L'affiche évoque Bergman, Fellini et Bertolucci, je n'ai rien vu de tout ça, ça doit être des arguments commerciaux, par contre Bunuel est là, dans cette façon qu'a Verhoeven de toujours mettre en jeu les rapports de classe. En jeu : c'est-à-dire que Verhoeven n'aligne pas les signes distinctifs, il se contente de peu, mais il les fait se rencontrer, par le prisme du sexuel, de la cruauté et de l'ironie. C'est toujours dans la mise en scène (et pas seulement dans l'image) que ça se passe.
J'avais quelques réticences avant de commencer à regarder Katie Tippel, j'avais peur du film en costumes, mais finalement c'est toujours la même chose chez Verhoeven : rien n'est a-priori excitant, tout le devient. C'est comme s'il y avait chez lui une lutte contre la lourdeur du cinéma qui ne passait pas par le rejet des formes éculées, mais par leur réanimation acharnée. Surtout, ce qui me séduit, c'est ce désir de profondeur : il n'y a pas une scène qui ne cherche pas l'ambiguité. Or c'est par le spectacle que Verhoeven donne l'illusion du double-fond et du renversement de perspective. Et c'est une chose assez rare pour être notée.

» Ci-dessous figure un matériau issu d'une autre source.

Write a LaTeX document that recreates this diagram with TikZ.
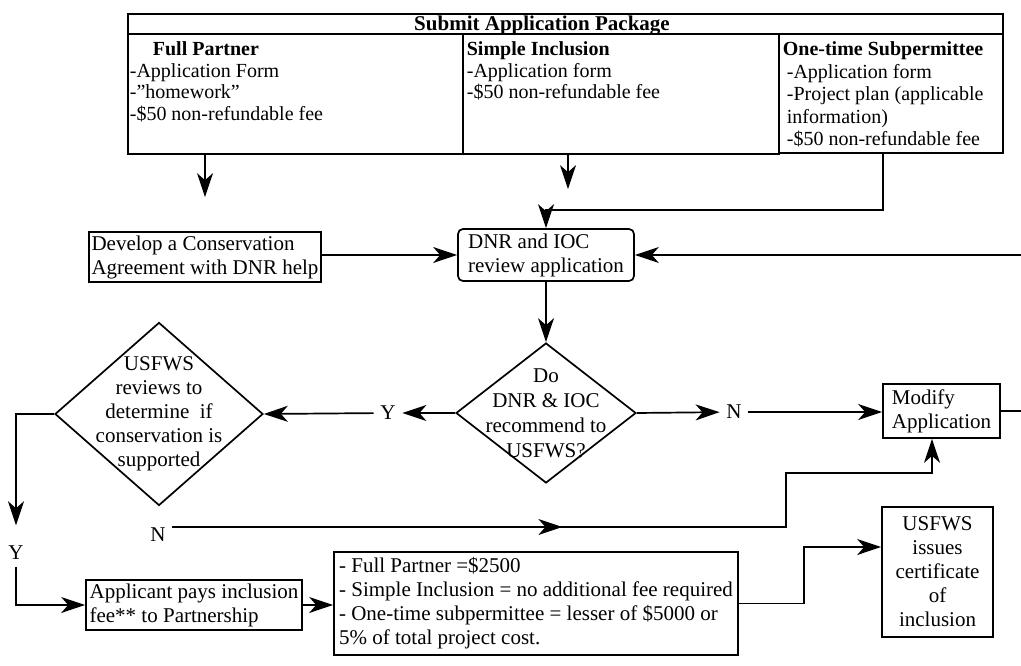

Le film s'arrête un peu rapidement, comme s'il n'était que l'extrait d'une fresque. C'est précisément ce que représente Katie Tippel dans la filmographie de Verhoeven : un extrait, pas nécessairement le plus passionnant, mais d'une cohérence folle avec l'oeuvre globale. Katie Tippel est l'une des héroïnes verhoeveniennes, qui toutes ensemble forment un bataillon solidaire et révolté.